● **Direction**
Give back every line exactly as it appears, pictures excluded.
● ● ● ●
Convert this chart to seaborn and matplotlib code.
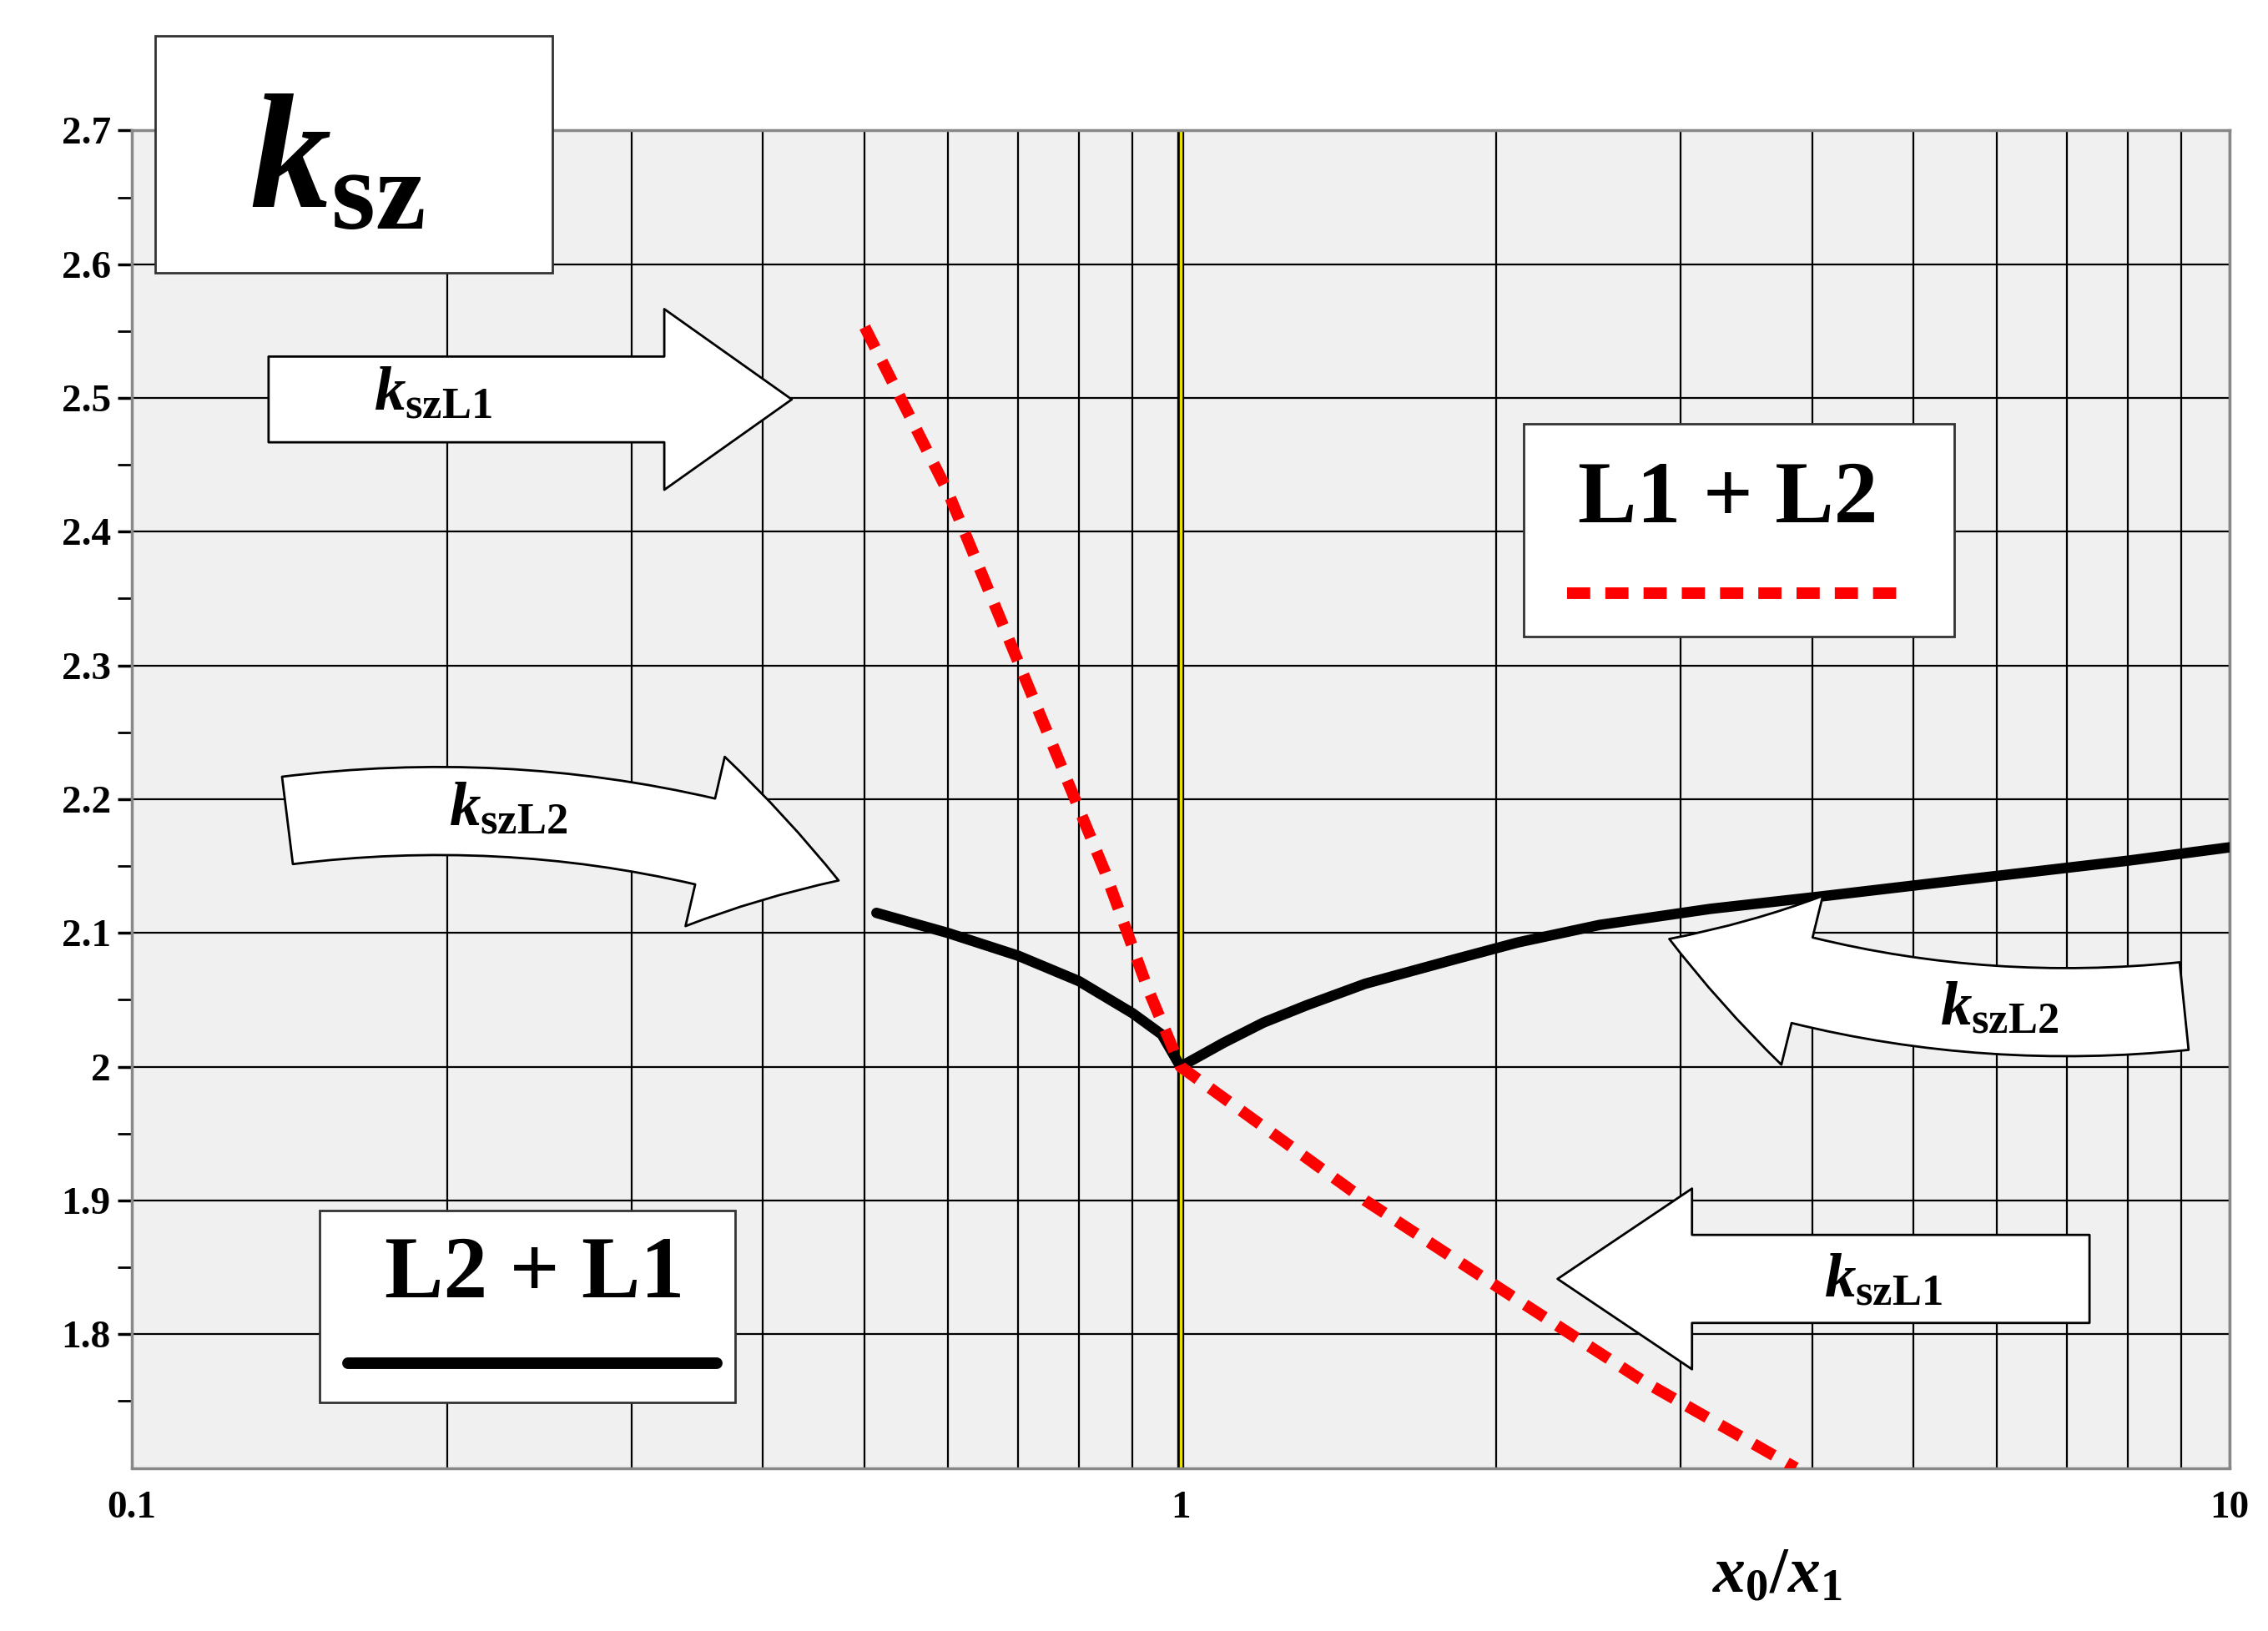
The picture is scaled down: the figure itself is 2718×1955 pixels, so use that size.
import numpy as np
import matplotlib
matplotlib.use("Agg")
import matplotlib.pyplot as plt
import seaborn as sns
from matplotlib.patches import Rectangle, FancyArrowPatch
from matplotlib.lines import Line2D
from matplotlib.ticker import FixedLocator, NullFormatter

sns.set_theme(style="white")
plt.rcParams['font.family'] = ['Liberation Serif', 'DejaVu Serif']
plt.rcParams['text.color'] = 'black'
plt.rcParams['xtick.color'] = 'black'
plt.rcParams['ytick.color'] = 'black'
plt.rcParams['mathtext.fontset'] = 'custom'
plt.rcParams['mathtext.rm'] = 'Liberation Serif:bold'
plt.rcParams['mathtext.it'] = 'Liberation Serif:bold:italic'
plt.rcParams['mathtext.bf'] = 'Liberation Serif:bold'

# data
red_x = [0.5, 0.6, 0.70, 0.847, 0.93, 1.0, 1.25, 1.5, 2.0, 2.76, 3.86]
red_y = [2.553, 2.43, 2.303, 2.146, 2.059, 2.0, 1.945, 1.90, 1.836, 1.765, 1.70]
blk_x = [0.513, 0.60, 0.70, 0.80, 0.90, 0.96, 1.0, 1.10, 1.20, 1.32, 1.50, 1.82, 2.10, 2.51, 3.20, 4.05, 5.20, 6.54, 8.0, 10.0]
blk_y = [2.115, 2.100, 2.083, 2.064, 2.040, 2.024, 2.0, 2.018, 2.033, 2.046, 2.062, 2.080, 2.093, 2.106, 2.118, 2.127, 2.137, 2.146, 2.154, 2.164]
yticks = [1.8, 1.9, 2.0, 2.1, 2.2, 2.3, 2.4, 2.5, 2.6, 2.7]
ytick_labels = ["1.8", "1.9", "2", "2.1", "2.2", "2.3", "2.4", "2.5", "2.6", "2.7"]
xticks = [0.1, 1, 10]
xtick_labels = ["0.1", "1", "10"]

fig = plt.figure(figsize=(13.59, 9.775), dpi=200)
ax = fig.add_axes([0.058, 0.10, 0.925, 0.82])
ax.set_facecolor('#f0f0f0')
ax.set_xscale('log')
ax.set_xlim(0.1, 10)
ax.set_ylim(1.7, 2.7)
minors = [m * d for d in (0.1, 1) for m in range(2, 10)]
ax.xaxis.set_minor_locator(FixedLocator(minors))
ax.xaxis.set_minor_formatter(NullFormatter())
ax.set_xticks(xticks)
ax.set_xticklabels(xtick_labels, fontsize=17, fontweight='bold')
ax.set_yticks(yticks)
ax.set_yticklabels(ytick_labels, fontsize=17, fontweight='bold')
ax.yaxis.set_minor_locator(FixedLocator(np.arange(1.75, 2.7, 0.1)))
ax.tick_params(axis='y', which='both', left=True, length=6, color='black', pad=3)
ax.tick_params(axis='x', which='major', bottom=False, pad=4)
ax.grid(True, which='both', axis='x', color='black', lw=0.8)
ax.grid(True, which='major', axis='y', color='black', lw=0.8)
for s in ax.spines.values():
    s.set_color('#888888')

ax.axvline(1, color='black', lw=3, zorder=2)
ax.axvline(1, color='#e8e000', lw=1.2, zorder=2)

sns.lineplot(x=blk_x, y=blk_y, ax=ax, color='black', lw=4.5, zorder=3)
sns.lineplot(x=red_x, y=red_y, ax=ax, color='red', lw=5, zorder=4,
             dashes=False, linestyle=(0, (2, 1.3)))

def af(px, py):
    return ((px - 91) / 1442, (1010 - py) / 920)

lab = lambda s: r'$k_{\rm ' + s + '}$'

def arrow(p0, p1, rad, hl, hw, tw, txt, tpos):
    a = FancyArrowPatch(af(*p0), af(*p1), transform=ax.transAxes,
                        arrowstyle=f"simple,head_length={hl},head_width={hw},tail_width={tw}",
                        connectionstyle=f"arc3,rad={rad}", mutation_scale=1,
                        facecolor='white', edgecolor='black', lw=1, zorder=6)
    ax.add_patch(a)
    ax.text(*af(*tpos), lab(txt), transform=ax.transAxes, fontsize=27,
            ha='center', va='center', zorder=7)

arrow((182, 275), (548, 275), 0, 55, 78, 37, 'szL1', (298, 272))
arrow((195, 565), (580, 607), -0.12, 60, 75, 38, 'szL2', (350, 558))
arrow((1505, 692), (1145, 645), -0.12, 60, 75, 38, 'szL2', (1375, 695))
arrow((1440, 880), (1068, 880), 0, 58, 78, 38, 'szL1', (1295, 882))

def box(x0, y0, x1, y1):
    (ax0, ay1), (ax1, ay0) = af(x0, y0), af(x1, y1)
    r = Rectangle((ax0, ay0), ax1 - ax0, ay1 - ay0, transform=ax.transAxes,
                  facecolor='white', edgecolor='#333333', lw=1, zorder=6, clip_on=False)
    ax.add_patch(r)

box(1048, 292, 1344, 438)
ax.text(*af(1188, 345), "L1 + L2", transform=ax.transAxes, fontsize=38,
        fontweight='bold', ha='center', va='center', zorder=7)
(lx0, ly), (lx1, _) = af(1078, 408), af(1310, 408)
ax.add_line(Line2D([lx0, lx1], [ly, ly], transform=ax.transAxes, color='red',
                   lw=5, linestyle=(0, (2, 1.3)), zorder=7))

box(220, 833, 506, 965)
ax.text(*af(368, 878), "L2 + L1", transform=ax.transAxes, fontsize=38,
        fontweight='bold', ha='center', va='center', zorder=7)
(lx0, ly), (lx1, _) = af(240, 938), af(493, 938)
ax.add_line(Line2D([lx0, lx1], [ly, ly], transform=ax.transAxes, color='black',
                   lw=5, zorder=7))

box(107, 25, 380, 188)
ax.text(*af(232, 115), r'$k_{\rm sz}$', transform=ax.transAxes, fontsize=70,
        ha='center', va='center', zorder=7)

ax.text(*af(1222, 1085), r'$x_0/x_1$', transform=ax.transAxes, fontsize=28,
        ha='center', va='center')

fig.savefig("out.png", dpi=200, facecolor='white')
● ● ● ●
● **Task response**
Convert this chart to seaborn and matplotlib code.
The picture is scaled down: the figure itself is 2718×1955 pixels, so use that size.
import numpy as np
import matplotlib
matplotlib.use("Agg")
import matplotlib.pyplot as plt
import seaborn as sns
from matplotlib.patches import Rectangle, FancyArrowPatch
from matplotlib.lines import Line2D
from matplotlib.ticker import FixedLocator, NullFormatter

sns.set_theme(style="white")
plt.rcParams['font.family'] = ['Liberation Serif', 'DejaVu Serif']
plt.rcParams['text.color'] = 'black'
plt.rcParams['xtick.color'] = 'black'
plt.rcParams['ytick.color'] = 'black'
plt.rcParams['mathtext.fontset'] = 'custom'
plt.rcParams['mathtext.rm'] = 'Liberation Serif:bold'
plt.rcParams['mathtext.it'] = 'Liberation Serif:bold:italic'
plt.rcParams['mathtext.bf'] = 'Liberation Serif:bold'

# data
red_x = [0.5, 0.6, 0.70, 0.847, 0.93, 1.0, 1.25, 1.5, 2.0, 2.76, 3.86]
red_y = [2.553, 2.43, 2.303, 2.146, 2.059, 2.0, 1.945, 1.90, 1.836, 1.765, 1.70]
blk_x = [0.513, 0.60, 0.70, 0.80, 0.90, 0.96, 1.0, 1.10, 1.20, 1.32, 1.50, 1.82, 2.10, 2.51, 3.20, 4.05, 5.20, 6.54, 8.0, 10.0]
blk_y = [2.115, 2.100, 2.083, 2.064, 2.040, 2.024, 2.0, 2.018, 2.033, 2.046, 2.062, 2.080, 2.093, 2.106, 2.118, 2.127, 2.137, 2.146, 2.154, 2.164]
yticks = [1.8, 1.9, 2.0, 2.1, 2.2, 2.3, 2.4, 2.5, 2.6, 2.7]
ytick_labels = ["1.8", "1.9", "2", "2.1", "2.2", "2.3", "2.4", "2.5", "2.6", "2.7"]
xticks = [0.1, 1, 10]
xtick_labels = ["0.1", "1", "10"]

fig = plt.figure(figsize=(13.59, 9.775), dpi=200)
ax = fig.add_axes([0.058, 0.10, 0.925, 0.82])
ax.set_facecolor('#f0f0f0')
ax.set_xscale('log')
ax.set_xlim(0.1, 10)
ax.set_ylim(1.7, 2.7)
minors = [m * d for d in (0.1, 1) for m in range(2, 10)]
ax.xaxis.set_minor_locator(FixedLocator(minors))
ax.xaxis.set_minor_formatter(NullFormatter())
ax.set_xticks(xticks)
ax.set_xticklabels(xtick_labels, fontsize=17, fontweight='bold')
ax.set_yticks(yticks)
ax.set_yticklabels(ytick_labels, fontsize=17, fontweight='bold')
ax.yaxis.set_minor_locator(FixedLocator(np.arange(1.75, 2.7, 0.1)))
ax.tick_params(axis='y', which='both', left=True, length=6, color='black', pad=3)
ax.tick_params(axis='x', which='major', bottom=False, pad=4)
ax.grid(True, which='both', axis='x', color='black', lw=0.8)
ax.grid(True, which='major', axis='y', color='black', lw=0.8)
for s in ax.spines.values():
    s.set_color('#888888')

ax.axvline(1, color='black', lw=3, zorder=2)
ax.axvline(1, color='#e8e000', lw=1.2, zorder=2)

sns.lineplot(x=blk_x, y=blk_y, ax=ax, color='black', lw=4.5, zorder=3)
sns.lineplot(x=red_x, y=red_y, ax=ax, color='red', lw=5, zorder=4,
             dashes=False, linestyle=(0, (2, 1.3)))

def af(px, py):
    return ((px - 91) / 1442, (1010 - py) / 920)

lab = lambda s: r'$k_{\rm ' + s + '}$'

def arrow(p0, p1, rad, hl, hw, tw, txt, tpos):
    a = FancyArrowPatch(af(*p0), af(*p1), transform=ax.transAxes,
                        arrowstyle=f"simple,head_length={hl},head_width={hw},tail_width={tw}",
                        connectionstyle=f"arc3,rad={rad}", mutation_scale=1,
                        facecolor='white', edgecolor='black', lw=1, zorder=6)
    ax.add_patch(a)
    ax.text(*af(*tpos), lab(txt), transform=ax.transAxes, fontsize=27,
            ha='center', va='center', zorder=7)

arrow((182, 275), (548, 275), 0, 55, 78, 37, 'szL1', (298, 272))
arrow((195, 565), (580, 607), -0.12, 60, 75, 38, 'szL2', (350, 558))
arrow((1505, 692), (1145, 645), -0.12, 60, 75, 38, 'szL2', (1375, 695))
arrow((1440, 880), (1068, 880), 0, 58, 78, 38, 'szL1', (1295, 882))

def box(x0, y0, x1, y1):
    (ax0, ay1), (ax1, ay0) = af(x0, y0), af(x1, y1)
    r = Rectangle((ax0, ay0), ax1 - ax0, ay1 - ay0, transform=ax.transAxes,
                  facecolor='white', edgecolor='#333333', lw=1, zorder=6, clip_on=False)
    ax.add_patch(r)

box(1048, 292, 1344, 438)
ax.text(*af(1188, 345), "L1 + L2", transform=ax.transAxes, fontsize=38,
        fontweight='bold', ha='center', va='center', zorder=7)
(lx0, ly), (lx1, _) = af(1078, 408), af(1310, 408)
ax.add_line(Line2D([lx0, lx1], [ly, ly], transform=ax.transAxes, color='red',
                   lw=5, linestyle=(0, (2, 1.3)), zorder=7))

box(220, 833, 506, 965)
ax.text(*af(368, 878), "L2 + L1", transform=ax.transAxes, fontsize=38,
        fontweight='bold', ha='center', va='center', zorder=7)
(lx0, ly), (lx1, _) = af(240, 938), af(493, 938)
ax.add_line(Line2D([lx0, lx1], [ly, ly], transform=ax.transAxes, color='black',
                   lw=5, zorder=7))

box(107, 25, 380, 188)
ax.text(*af(232, 115), r'$k_{\rm sz}$', transform=ax.transAxes, fontsize=70,
        ha='center', va='center', zorder=7)

ax.text(*af(1222, 1085), r'$x_0/x_1$', transform=ax.transAxes, fontsize=28,
        ha='center', va='center')

fig.savefig("out.png", dpi=200, facecolor='white')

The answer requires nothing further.